While banks seemingly return to the business-as-usual model, aided and abetted by the current Government, last week the Office for National Statistics published another set of dreadful unemployment numbers. Total unemployment is now at its highest since the summer of 1994. Women’s unemployment is the highest it has been since autumn 1987. Youth unemployment is now the highest since comparable records began. The number of young people claiming jobseeker’s allowance for six months or more has doubled in just 12 months.

Those figures on their own are shocking enough and should be sufficient to end all debate and drive the Chief Secretary and the Minister of State, Department for Work and Pensions, the right hon.
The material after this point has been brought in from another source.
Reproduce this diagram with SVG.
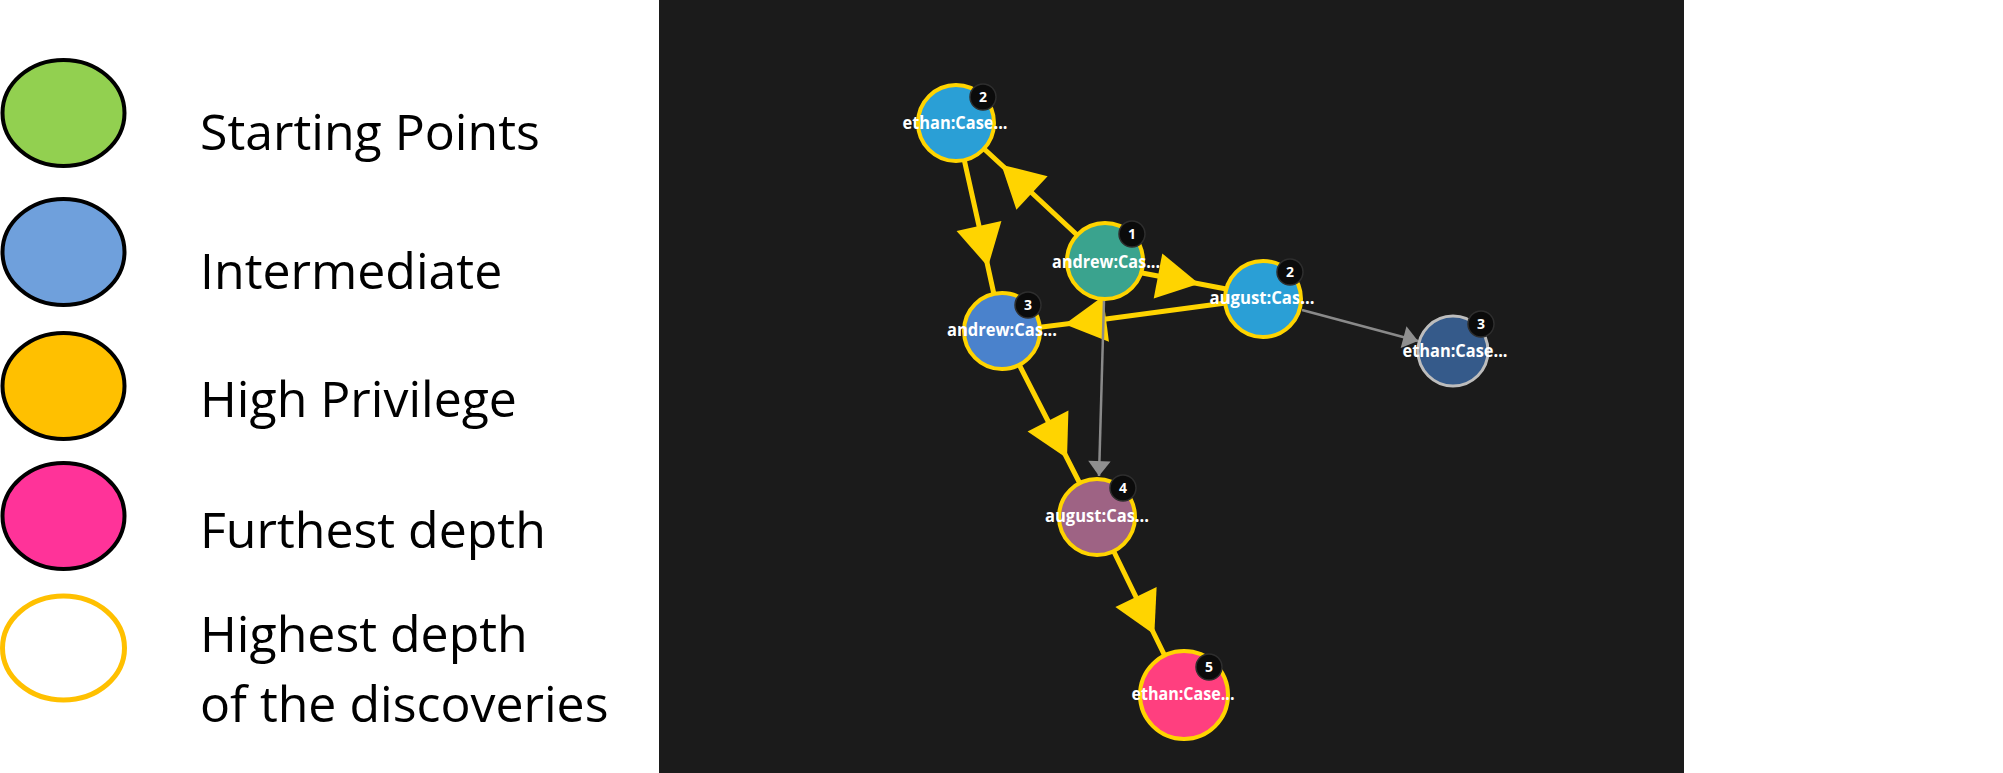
<svg xmlns="http://www.w3.org/2000/svg" width="2003" height="773" viewBox="0 0 2003 773">
<style>
.lg{font-family:"Open Sans","Noto Sans",sans-serif;font-size:50px;fill:#000}
.lgel{stroke:#000;stroke-width:4}
.node{stroke:#ffd400;stroke-width:4}
.lbl{font-family:"Open Sans","Liberation Sans",sans-serif;font-size:18px;font-weight:bold;fill:#fff;text-anchor:middle}
.badge{fill:#0b0b0b;stroke:#2e2e2e;stroke-width:1.5}
.bnum{font-family:"Open Sans","Liberation Sans",sans-serif;font-size:14px;font-weight:bold;fill:#fff;text-anchor:middle}
.ey{fill:none;stroke:#ffd400;stroke-width:5;marker-mid:url(#ah)}
.eg{fill:none;stroke:#8a8a8a;stroke-width:2.5;marker-end:url(#ag)}
</style>
<defs>
<marker id="ah" markerUnits="userSpaceOnUse" markerWidth="44" markerHeight="48" viewBox="0 -23 42 46" refX="0" refY="0" orient="auto" overflow="visible">
<path d="M0,-22 L40,0 L0,22 Z" fill="#ffd400"/>
</marker>
<marker id="ag" markerUnits="userSpaceOnUse" markerWidth="16" markerHeight="24" viewBox="0 -11 15 22" refX="14" refY="0" orient="auto" overflow="visible">
<path d="M0,-10.5 L14,0 L0,10.5 Z" fill="#8f8f8f"/>
</marker>
</defs>
<rect x="0" y="0" width="2003" height="773" fill="#ffffff"/>
<g id="legend">
<ellipse class="lgel" cx="63.5" cy="113" rx="61" ry="53" fill="#92d050"/>
<ellipse class="lgel" cx="63.5" cy="252" rx="61" ry="53" fill="#6fa0dc"/>
<ellipse class="lgel" cx="63.5" cy="386" rx="61" ry="53" fill="#ffc000"/>
<ellipse class="lgel" cx="63.5" cy="516" rx="61" ry="53" fill="#ff3399"/>
<ellipse cx="63.5" cy="648" rx="61" ry="52" fill="none" stroke="#ffc000" stroke-width="5"/>
<text class="lg" x="200" y="150">Starting Points</text>
<text class="lg" x="200" y="289">Intermediate</text>
<text class="lg" x="200" y="417">High Privilege</text>
<text class="lg" x="200" y="548">Furthest depth</text>
<text class="lg" x="200" y="652">Highest depth</text>
<text class="lg" x="200" y="722">of the discoveries</text>
</g>
<rect id="panel" x="659" y="0" width="1025" height="773" fill="#1b1b1b"/>
<g id="connectors">
<path class="ey" d="M956,123 L979,226 L1002,331"/>
<path class="ey" d="M1105,261 L1032,193 L956,123"/>
<path class="ey" d="M1105,266 L1158,276 L1263,296"/>
<path class="ey" d="M1263,298 L1106,319 L1002,332"/>
<path class="ey" d="M1002,331 L1048,421 L1097,517"/>
<path class="ey" d="M1097,517 L1136,597 L1184,695"/>
<path class="eg" d="M1104,300 L1099,476"/>
<path class="eg" d="M1302,310 L1418,341"/>
</g>
<g id="n-ethan-2">
<circle class="node" cx="956" cy="123" r="38" fill="#2a9fd6"/>
<text class="lbl" x="955" y="129" textLength="105" lengthAdjust="spacingAndGlyphs">ethan:Case...</text>
<circle class="badge" cx="983" cy="97" r="13"/>
<text class="bnum" x="983" y="102">2</text>
</g>
<g id="n-andrew-1">
<circle class="node" cx="1105" cy="261" r="38" fill="#3aa38e"/>
<text class="lbl" x="1106" y="268" textLength="108" lengthAdjust="spacingAndGlyphs">andrew:Cas...</text>
<circle class="badge" cx="1132" cy="234" r="13"/>
<text class="bnum" x="1132" y="239">1</text>
</g>
<g id="n-august-2">
<circle class="node" cx="1263" cy="299" r="38" fill="#2a9fd6"/>
<text class="lbl" x="1262" y="304" textLength="105" lengthAdjust="spacingAndGlyphs">august:Cas...</text>
<circle class="badge" cx="1290" cy="272" r="13"/>
<text class="bnum" x="1290" y="277">2</text>
</g>
<g id="n-andrew-3">
<circle class="node" cx="1002" cy="331" r="38" fill="#4a82cc"/>
<text class="lbl" x="1002" y="336" textLength="110" lengthAdjust="spacingAndGlyphs">andrew:Cas...</text>
<circle class="badge" cx="1028" cy="305" r="13"/>
<text class="bnum" x="1028" y="310">3</text>
</g>
<g id="n-ethan-3">
<circle cx="1453" cy="351" r="35" fill="#355a8a" stroke="#bdbdbd" stroke-width="3"/>
<text class="lbl" x="1455" y="357" textLength="105" lengthAdjust="spacingAndGlyphs">ethan:Case...</text>
<circle class="badge" cx="1481" cy="324" r="13"/>
<text class="bnum" x="1481" y="329">3</text>
</g>
<g id="n-august-4">
<circle class="node" cx="1097" cy="517" r="38" fill="#9e6384"/>
<text class="lbl" x="1097" y="522" textLength="104" lengthAdjust="spacingAndGlyphs">august:Cas...</text>
<circle class="badge" cx="1123" cy="488" r="13"/>
<text class="bnum" x="1123" y="493">4</text>
</g>
<g id="n-ethan-5">
<circle class="node" cx="1184" cy="695" r="44" fill="#ff3f7f"/>
<text class="lbl" x="1183" y="700" textLength="103" lengthAdjust="spacingAndGlyphs">ethan:Case...</text>
<circle class="badge" cx="1209" cy="667" r="13"/>
<text class="bnum" x="1209" y="672">5</text>
</g>
</svg>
Member for Epsom and Ewell (Chris Grayling), to urgent action. However, most worrying is the fact that, on every measure, and according to every forecast and to the Government’s Office for Budget Responsibility, unemployment is set not to fall, but to get worse.

The Office for Budget Responsibility’s projection, alongside last year’s autumn statement, showed unemployment rising to 2.8 million this year. The OECD expects unemployment to rise to 9% in 2013. If unemployment continues to rise at the rate that it has done in the past six months, it will reach 3 million this summer. The economy may well be headed back to recession—we will hear the grim reality on Wednesday.

However, it is clear that, although the situation is now perilously close to tipping point, and the Government’s failures are mounting, they could still take action. Yet since taking office in 2010, the backfiring of their attempts to cut too far and too fast has added a shocking £158 billion in extra borrowing.

Meg Hillier Portrait Meg Hillier (Hackney South and Shoreditch) (Lab/Co-op)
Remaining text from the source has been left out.